Burundi : Le Vatican reconnaît Mugera comme basilique.

La Basilique de Mugera, un lieu sacré de l’Ubungoma, élevé au rang de Basilique par le Pape.

Bujumbura, 4/08/2025 (BdiAgnews) — Dans une ambiance détendue avec les dignitaires de l’Église, S.E.  Ndayishimiye Evariste, Général Major et Président du Burundi, a reçu en audience le cardinal Michael Sczerny. En visite dans le pays, le cardinal est le préfet du dicastère pour le service du développement humain intégral du Vatican. Il a annoncé que le nouveau pape, Léon XIV, venait d’élever la paroisse de Mugera au rang de basilique.  Cette décision fait suite à une demande du président Ndayishimiye. L’élévation au rang de basilique est généralement réservée aux églises catholiques qui ont un passé glorieux et sont particulièrement appréciées pour leur importance dans l’histoire de la foi. La paroisse de Mugera, située dans la commune de Bugendana, province de Gitega, est la deuxième mission catholique de l’histoire du Burundi, après celle de Muyaga fondée en 1898. D’autres missions ont suivi : Mugera en 1899, Buhonga en 1902, Kanyinya en 1905, Rugari en 1909 et Buhoro en 1912.

L’annonce de cette nouvelle basilique rouvre une page difficile de l’histoire du Burundi. Depuis le XIXe siècle jusqu’à nos jours, l’Etat d’Ingoma y’Uburundi, sous le règne du Mwami Mwezi Gisabo Gisonga, est en guerre contre la « Croix et la Bannière »[1].  Les Badasigana, l’armée burundaise, ont combattu l’implantation des puissances coloniales et de leur religion, le christianisme, qui ambitionnaient de s’approprier les terres burundaises pour y instaurer des diocèses et une administration coloniale.  À cette époque, le peuple burundais vivait selon l’Ubungoma, « à la manière du Tambour Karyenda »[2], qui était au cœur de son identité et de sa spiritualité.

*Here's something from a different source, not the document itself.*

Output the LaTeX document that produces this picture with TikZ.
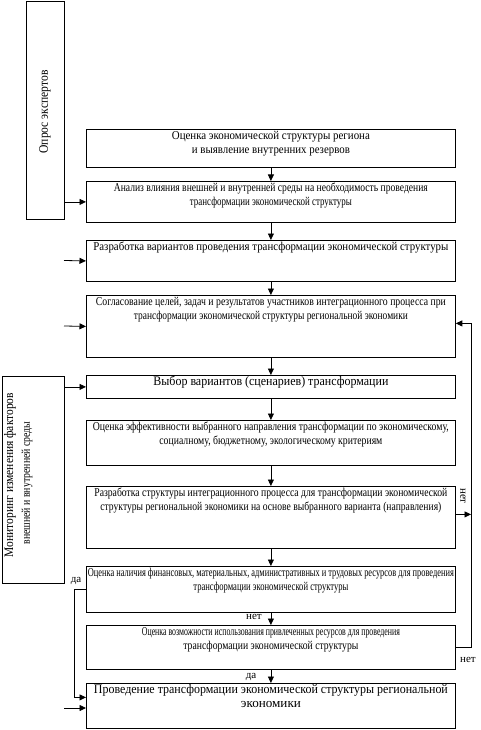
\documentclass[tikz,border=0pt]{standalone}
\usepackage{fontspec}
\setmainfont{Liberation Serif}
\usetikzlibrary{arrows.meta}
\newcommand{\sline}[2]{\resizebox{#1pt}{\height}{#2}}
\newcommand{\bxt}[3][12]{\parbox[t][#2pt][t]{369pt}{\centering\fontsize{#1}{14}\selectfont\rule{0pt}{9.75pt}#3}}
\begin{document}
\begin{tikzpicture}[x=1pt,y=-1pt,
  box/.style={draw, line width=0.8pt, inner sep=0pt, anchor=north west},
  arr/.style={line width=0.8pt, -{Triangle[length=6.5pt,width=6pt]}},
  lbl/.style={font=\fontsize{11}{12}\selectfont, inner sep=0pt}]
\useasboundingbox (0,0) rectangle (481,730);

% left side boxes
\node[box, minimum width=38pt, minimum height=218pt] (op) at (26,1) {};
\node[rotate=90, inner sep=0pt, font=\fontsize{13}{15}\selectfont] (opt) at (45,112) {\sline{83}{Опрос экспертов}};
\node[box, minimum width=62pt, minimum height=207pt] (mon) at (2,376) {};
\node[rotate=90, inner sep=0pt, font=\fontsize{13}{15}\selectfont] (mon1) at (10,475) {\sline{164}{Мониторинг изменения факторов}};
\node[rotate=90, inner sep=0pt, font=\fontsize{12}{14}\selectfont] (mon2) at (27,483) {\sline{123}{внешней и внутренней среды}};

% main chain
\node[box] (b1) at (86,129) {\bxt{38}{\sline{198}{Оценка экономической структуры региона}\\\sline{158}{и выявление внутренних резервов}}};
\node[box] (b2) at (86,181) {\bxt{41}{\sline{314}{Анализ влияния внешней и внутренней среды на необходимость проведения}\\\sline{162}{трансформации экономической структуры}}};
\node[box] (b3) at (86,240) {\bxt{41}{\sline{355}{Разработка вариантов проведения трансформации экономической структуры}}};
\node[box] (b4) at (86,295) {\bxt{62}{\sline{350}{Согласование целей, задач и результатов участников интеграционного процесса при}\\\sline{274}{трансформации экономической структуры региональной экономики}}};
\node[box] (b5) at (86,375) {\bxt[13]{23}{\sline{235}{Выбор вариантов (сценариев) трансформации}}};
\node[box] (b6) at (86,420) {\bxt{45}{\sline{356}{Оценка эффективности выбранного направления трансформации по экономическому,}\\\sline{223}{социалному, бюджетному, экологическому критериям}}};
\node[box] (b7) at (86,486) {\bxt{62}{\sline{353}{Разработка структуры интеграционного процесса для трансформации экономической}\\\sline{341}{структуры региональной экономики на основе выбранного варианта (направления)}}};
\node[box] (b8) at (86,566) {\bxt{46}{\sline{366}{Оценка наличия финансовых, материальных, административных и трудовых ресурсов для проведения}\\\sline{155}{трансформации экономической структуры}}};
\node[box] (b9) at (86,625) {\bxt{44}{\sline{258}{Оценка возможности использования привлеченных ресурсов для проведения}\\\sline{175}{трансформации экономической структуры}}};
\node[box] (b10) at (86,683) {\bxt[13]{45}{\sline{354}{Проведение трансформации экономической структуры региональной}\\\sline{60}{экономики}}};

% vertical arrows
\foreach \a/\b in {b1/b2,b2/b3,b3/b4,b4/b5,b5/b6,b6/b7,b7/b8,b8/b9,b9/b10}
  \draw[arr] (\a.south) -- (\b.north);

% inputs from the left
\draw[arr] (op.east |- b2.west) -- (b2.west);
\coordinate (in3) at (64,260.5);
\draw[arr] (in3) -- (b3.west);
\coordinate (in4) at (64,326);
\draw[arr] (in4) -- (b4.west);
\draw[arr] (mon.east |- b5.west) -- (b5.west);
\draw[arr] (b8.west) -- ++(-12,0) |- ([yshift=8.5pt]b10.west);
\coordinate (in10) at (64,708);
\draw[arr] (in10) -- (in10 -| b10.west);

% feedback on the right
\coordinate (fb) at (471,0);
\draw[arr] (b9.east) -- (b9.east -| fb) |- ([yshift=3pt]b4.east);
\draw[arr] ([yshift=3pt]b7.east) -- ([yshift=3pt]b7.east -| fb);

% labels
\node[lbl] (l1) at (76,581) {да};
\node[lbl] (l2) at (254,617) {нет};
\node[lbl] (l3) at (251,677) {да};
\node[lbl] (l4) at (468,660) {нет};
\node[lbl, rotate=-90] (l5) at (463,496) {нет};
\end{tikzpicture}
\end{document}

Il était impensable pour les Burundais de partager leurs terres, les matongo, avec ces étrangers, et encore moins d’accepter le christianisme. Les églises coloniales furent brûlées, et lors du Traité de Kiganda, le Mwami Mwezi Gisabo s’est résolument opposé à l’instauration du christianisme. Il a fallu attendre la mort du Mwami et l’arrivée des Belges pour que sa volonté soit ignorée. Les années qui ont suivi (1920-1944) ont été marquées par des événements tragiques : le massacre des Bagumyabanga, la conversion forcée de Mukakaryenda (qui devint Maria Ruburisoni), la fin de l’Umuganuro, la disparition du tambour sacré Karyenda, et des conversions massives et forcées des Barundi.  De plus, la « Croix et la Bannière » nourrit la colonialité au Burundi depuis 1959 à aujourd’hui.

L’histoire de Mugera est particulièrement symbolique de ce conflit. L’église a été construite sur un lieu sacré de l’Ubungoma, là où certains miryango (lignages locaux) recevaient de Karyenda les clés des portes du monde d’Imana, l’entrée de notre monde existant (Uburemagi). C’est également à Mugera que rayonnait autrefois Mukakaryenda, « la femme Tambour ». C’est pourtant à cet endroit que le Vatican, la France et l’Allemagne ont érigé la toute première paroisse du Burundi, en 1899, par l’entremise des pères Desoignies, Van der Burgt et Van der Wee.  Cette « offense à Karyenda et à l’Ubungoma » a conduit les Barundi à brûler et à détruire à plusieurs reprises les missions de Mugera et de Muyaga.

Pour les Barundi, la guerre contre la « Croix et la Bannière » se poursuit encore aujourd’hui. Les Bataka, chefs des miryango (lignages burundais), estiment que la « colonialité du Burundi d’aujourd’hui » est un affront à leurs ancêtres, aux mains du couple Mukakiranga – Kiranga, car elle défie l’héritage sacré de leur peuple.

Références :
[1] Baranyanka Charles, Le Burundi face à la Croix et à la Bannière, Bruxelles, 2015. (La « Croix et la Bannière » désigne l’alliance historique entre le Vatican, la France – notamment via les Pères Blancs de Lavigerie –, l’Angleterre, l’Allemagne, la Belgique et les États-Unis contre l’ordre traditionnel burundais depuis le XIXᵉ siècle.)
[2] Nahimana Karolero Pascal, Histoire du Burundi : Les grandes dates de l’histoire des Barundi et de l’État millénaire africain – Ingoma y’Uburundi, Bruxelles, Génération Afrique, 2024.